**Stated problem**
Omit all images, then return the remaining material exactly as it stands.

[Start]

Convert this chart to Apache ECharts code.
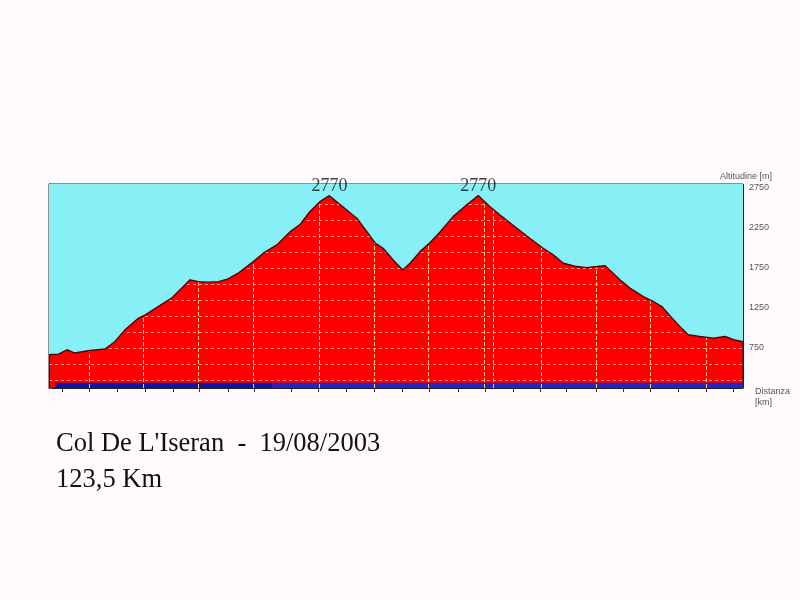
<!DOCTYPE html>
<html>
<head>
<meta charset="utf-8">
<script src="https://cdn.jsdelivr.net/npm/echarts@6/dist/echarts.min.js"></script>
<style>
html,body{margin:0;padding:0;background:#fefafd;}
#c{width:800px;height:600px;}
</style>
</head>
<body>
<div id="c"></div>
<script>
// Distance along route (km) and altitude (m), read from the profile
const distKm = [0, 1.7, 3.2, 4.6, 7.0, 10.0, 11.8, 13.6, 16.0, 17.2, 19.5, 21.9, 23.7, 25.2, 26.7, 28.5, 30.3, 32.0, 33.8, 35.0, 36.5, 38.3, 40.7, 43.1, 44.9, 46.6, 48.4, 50.1, 51.4, 53.2, 55.0, 56.8, 58.3, 59.7, 61.5, 63.2, 64.5, 66.3, 68.1, 69.9, 72.2, 74.6, 76.7, 78.8, 80.6, 83.6, 85.9, 88.3, 90.1, 91.9, 94.3, 96.1, 97.9, 99.3, 100.8, 102.0, 103.8, 106.2, 108.0, 109.5, 111.3, 112.7, 114.2, 116.3, 118.7, 120.8, 122.3, 124.0];
const altitude = [666, 674, 728, 687, 716, 737, 832, 978, 1124, 1165, 1268, 1373, 1498, 1602, 1580, 1573, 1580, 1614, 1685, 1748, 1830, 1935, 2038, 2204, 2297, 2454, 2579, 2654, 2579, 2475, 2372, 2204, 2060, 1997, 1851, 1726, 1810, 1955, 2070, 2204, 2392, 2538, 2656, 2516, 2413, 2247, 2122, 1997, 1914, 1810, 1768, 1755, 1768, 1780, 1685, 1602, 1498, 1393, 1331, 1268, 1124, 1019, 915, 894, 874, 894, 853, 828];

// Peak annotations
const peakIdx = [27, 42];
const peakText = ['2770', '2770'];

// Axis ticks / labels / grid
const xMin = 0, xMax = 124, yMin = 250, yMax = 2800;
const xTickKm = [2.3, 7.2, 12.2, 17.2, 22.2, 26.8, 32.0, 36.6, 43.2, 48.1, 53.1, 58.1, 63.1, 67.9, 73.1, 77.9, 82.9, 87.7, 92.5, 97.7, 102.6, 107.4, 112.4, 117.4, 122.2];
const xGridKm = [7.2, 16.8, 26.6, 36.5, 48.2, 58.1, 67.7, 77.7, 79.3, 87.9, 97.7, 107.4, 117.4];
const yLabels = [750, 1250, 1750, 2250, 2750];
const yGrid = [350, 550, 750, 950, 1150, 1350, 1550, 1750, 1950, 2150, 2350, 2550, 2750];

// Route segments bar along the bottom (km from, km to)
const segments = [[1.1, 39.9], [39.9, 124.0]];
const segColors = ['#1212a6', '#2424c8'];

const titleLine1 = "Col De L'Iseran  -  19/08/2003";
const titleLine2 = '123,5 Km';

const profile = distKm.map((d, i) => [d, altitude[i]]);

const chart = echarts.init(document.getElementById('c'));
chart.setOption({
  backgroundColor: '#fefafd',
  animation: false,
  grid: {
    left: 49, right: 57, top: 184, bottom: 212,
    show: true, backgroundColor: '#fe0000',
    borderColor: '#222', borderWidth: 1
  },
  xAxis: {
    type: 'value', min: xMin, max: xMax,
    axisLine: {show: true, onZero: false, lineStyle: {color: '#222', width: 1}},
    axisTick: {show: true, customValues: xTickKm, length: 4, lineStyle: {color: '#333'}},
    axisLabel: {show: false},
    splitLine: {show: false}
  },
  yAxis: {
    type: 'value', position: 'right', min: yMin, max: yMax, interval: 250,
    axisLine: {show: true, lineStyle: {color: '#222', width: 1}},
    axisTick: {show: true, length: 3, lineStyle: {color: '#555'}},
    axisLabel: {
      show: true, margin: 6, color: '#555', fontSize: 9, fontFamily: 'Liberation Sans',
      formatter: v => yLabels.indexOf(v) >= 0 ? String(v) : ''
    },
    splitLine: {show: false}
  },
  series: [
    {
      // base: grid lines over the red ground
      type: 'line', data: profile, symbol: 'none', z: 2, silent: true,
      lineStyle: {opacity: 0},
      markLine: {
        silent: true, symbol: ['none', 'none'], label: {show: false},
        animation: false,
        data: yGrid.map(v => ({yAxis: v, lineStyle: {color: '#ffa080', width: 1, type: [3, 3]}}))
          .concat(xGridKm.map(v => ({xAxis: v, lineStyle: {color: '#ffd27a', width: 1, type: [4, 2]}})))
      }
    },
    {
      // sky above the profile
      type: 'line', data: profile, symbol: 'none', z: 5, silent: true,
      lineStyle: {color: '#4a0808', width: 1.4},
      areaStyle: {origin: 'end', color: '#86f0f6', opacity: 1},
      markArea: {
        silent: true,
        data: segments.map((s, i) => [
          {xAxis: s[0], yAxis: yMin, itemStyle: {color: segColors[i], opacity: 1}},
          {xAxis: s[1], yAxis: 315}
        ])
      }
    },
    {
      type: 'scatter', z: 6, silent: true, symbolSize: 0,
      data: peakIdx.map(i => [distKm[i], altitude[i]]),
      label: {
        show: true, position: 'top', distance: 0,
        fontFamily: 'Liberation Serif', fontSize: 18, color: '#111',
        formatter: p => peakText[p.dataIndex]
      },
      markLine: {
        silent: true, symbol: ['none', 'none'], label: {show: false}, animation: false,
        lineStyle: {color: '#222', width: 1, type: 'solid'},
        data: [{yAxis: yMax}, {xAxis: xMin}, {xAxis: xMax}]
      }
    }
  ],
  graphic: [
    {type: 'text', left: 720, top: 172, style: {text: 'Altitudine [m]', fill: '#555', font: '9px "Liberation Sans"'}},
    {type: 'text', left: 755, top: 386, style: {text: 'Distanza\n[km]', fill: '#555', font: '9px "Liberation Sans"', lineHeight: 11}},
    {type: 'text', left: 56, top: 431, style: {text: titleLine1, fill: '#111', font: '26.5px "Liberation Serif"'}},
    {type: 'text', left: 56, top: 467, style: {text: titleLine2, fill: '#111', font: '26.5px "Liberation Serif"'}}
  ]
});
</script>
</body>
</html>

[End]

**Correct result**
Convert this chart to Apache ECharts code.
<!DOCTYPE html>
<html>
<head>
<meta charset="utf-8">
<script src="https://cdn.jsdelivr.net/npm/echarts@6/dist/echarts.min.js"></script>
<style>
html,body{margin:0;padding:0;background:#fefafd;}
#c{width:800px;height:600px;}
</style>
</head>
<body>
<div id="c"></div>
<script>
// Distance along route (km) and altitude (m), read from the profile
const distKm = [0, 1.7, 3.2, 4.6, 7.0, 10.0, 11.8, 13.6, 16.0, 17.2, 19.5, 21.9, 23.7, 25.2, 26.7, 28.5, 30.3, 32.0, 33.8, 35.0, 36.5, 38.3, 40.7, 43.1, 44.9, 46.6, 48.4, 50.1, 51.4, 53.2, 55.0, 56.8, 58.3, 59.7, 61.5, 63.2, 64.5, 66.3, 68.1, 69.9, 72.2, 74.6, 76.7, 78.8, 80.6, 83.6, 85.9, 88.3, 90.1, 91.9, 94.3, 96.1, 97.9, 99.3, 100.8, 102.0, 103.8, 106.2, 108.0, 109.5, 111.3, 112.7, 114.2, 116.3, 118.7, 120.8, 122.3, 124.0];
const altitude = [666, 674, 728, 687, 716, 737, 832, 978, 1124, 1165, 1268, 1373, 1498, 1602, 1580, 1573, 1580, 1614, 1685, 1748, 1830, 1935, 2038, 2204, 2297, 2454, 2579, 2654, 2579, 2475, 2372, 2204, 2060, 1997, 1851, 1726, 1810, 1955, 2070, 2204, 2392, 2538, 2656, 2516, 2413, 2247, 2122, 1997, 1914, 1810, 1768, 1755, 1768, 1780, 1685, 1602, 1498, 1393, 1331, 1268, 1124, 1019, 915, 894, 874, 894, 853, 828];

// Peak annotations
const peakIdx = [27, 42];
const peakText = ['2770', '2770'];

// Axis ticks / labels / grid
const xMin = 0, xMax = 124, yMin = 250, yMax = 2800;
const xTickKm = [2.3, 7.2, 12.2, 17.2, 22.2, 26.8, 32.0, 36.6, 43.2, 48.1, 53.1, 58.1, 63.1, 67.9, 73.1, 77.9, 82.9, 87.7, 92.5, 97.7, 102.6, 107.4, 112.4, 117.4, 122.2];
const xGridKm = [7.2, 16.8, 26.6, 36.5, 48.2, 58.1, 67.7, 77.7, 79.3, 87.9, 97.7, 107.4, 117.4];
const yLabels = [750, 1250, 1750, 2250, 2750];
const yGrid = [350, 550, 750, 950, 1150, 1350, 1550, 1750, 1950, 2150, 2350, 2550, 2750];

// Route segments bar along the bottom (km from, km to)
const segments = [[1.1, 39.9], [39.9, 124.0]];
const segColors = ['#1212a6', '#2424c8'];

const titleLine1 = "Col De L'Iseran  -  19/08/2003";
const titleLine2 = '123,5 Km';

const profile = distKm.map((d, i) => [d, altitude[i]]);

const chart = echarts.init(document.getElementById('c'));
chart.setOption({
  backgroundColor: '#fefafd',
  animation: false,
  grid: {
    left: 49, right: 57, top: 184, bottom: 212,
    show: true, backgroundColor: '#fe0000',
    borderColor: '#222', borderWidth: 1
  },
  xAxis: {
    type: 'value', min: xMin, max: xMax,
    axisLine: {show: true, onZero: false, lineStyle: {color: '#222', width: 1}},
    axisTick: {show: true, customValues: xTickKm, length: 4, lineStyle: {color: '#333'}},
    axisLabel: {show: false},
    splitLine: {show: false}
  },
  yAxis: {
    type: 'value', position: 'right', min: yMin, max: yMax, interval: 250,
    axisLine: {show: true, lineStyle: {color: '#222', width: 1}},
    axisTick: {show: true, length: 3, lineStyle: {color: '#555'}},
    axisLabel: {
      show: true, margin: 6, color: '#555', fontSize: 9, fontFamily: 'Liberation Sans',
      formatter: v => yLabels.indexOf(v) >= 0 ? String(v) : ''
    },
    splitLine: {show: false}
  },
  series: [
    {
      // base: grid lines over the red ground
      type: 'line', data: profile, symbol: 'none', z: 2, silent: true,
      lineStyle: {opacity: 0},
      markLine: {
        silent: true, symbol: ['none', 'none'], label: {show: false},
        animation: false,
        data: yGrid.map(v => ({yAxis: v, lineStyle: {color: '#ffa080', width: 1, type: [3, 3]}}))
          .concat(xGridKm.map(v => ({xAxis: v, lineStyle: {color: '#ffd27a', width: 1, type: [4, 2]}})))
      }
    },
    {
      // sky above the profile
      type: 'line', data: profile, symbol: 'none', z: 5, silent: true,
      lineStyle: {color: '#4a0808', width: 1.4},
      areaStyle: {origin: 'end', color: '#86f0f6', opacity: 1},
      markArea: {
        silent: true,
        data: segments.map((s, i) => [
          {xAxis: s[0], yAxis: yMin, itemStyle: {color: segColors[i], opacity: 1}},
          {xAxis: s[1], yAxis: 315}
        ])
      }
    },
    {
      type: 'scatter', z: 6, silent: true, symbolSize: 0,
      data: peakIdx.map(i => [distKm[i], altitude[i]]),
      label: {
        show: true, position: 'top', distance: 0,
        fontFamily: 'Liberation Serif', fontSize: 18, color: '#111',
        formatter: p => peakText[p.dataIndex]
      },
      markLine: {
        silent: true, symbol: ['none', 'none'], label: {show: false}, animation: false,
        lineStyle: {color: '#222', width: 1, type: 'solid'},
        data: [{yAxis: yMax}, {xAxis: xMin}, {xAxis: xMax}]
      }
    }
  ],
  graphic: [
    {type: 'text', left: 720, top: 172, style: {text: 'Altitudine [m]', fill: '#555', font: '9px "Liberation Sans"'}},
    {type: 'text', left: 755, top: 386, style: {text: 'Distanza\n[km]', fill: '#555', font: '9px "Liberation Sans"', lineHeight: 11}},
    {type: 'text', left: 56, top: 431, style: {text: titleLine1, fill: '#111', font: '26.5px "Liberation Serif"'}},
    {type: 'text', left: 56, top: 467, style: {text: titleLine2, fill: '#111', font: '26.5px "Liberation Serif"'}}
  ]
});
</script>
</body>
</html>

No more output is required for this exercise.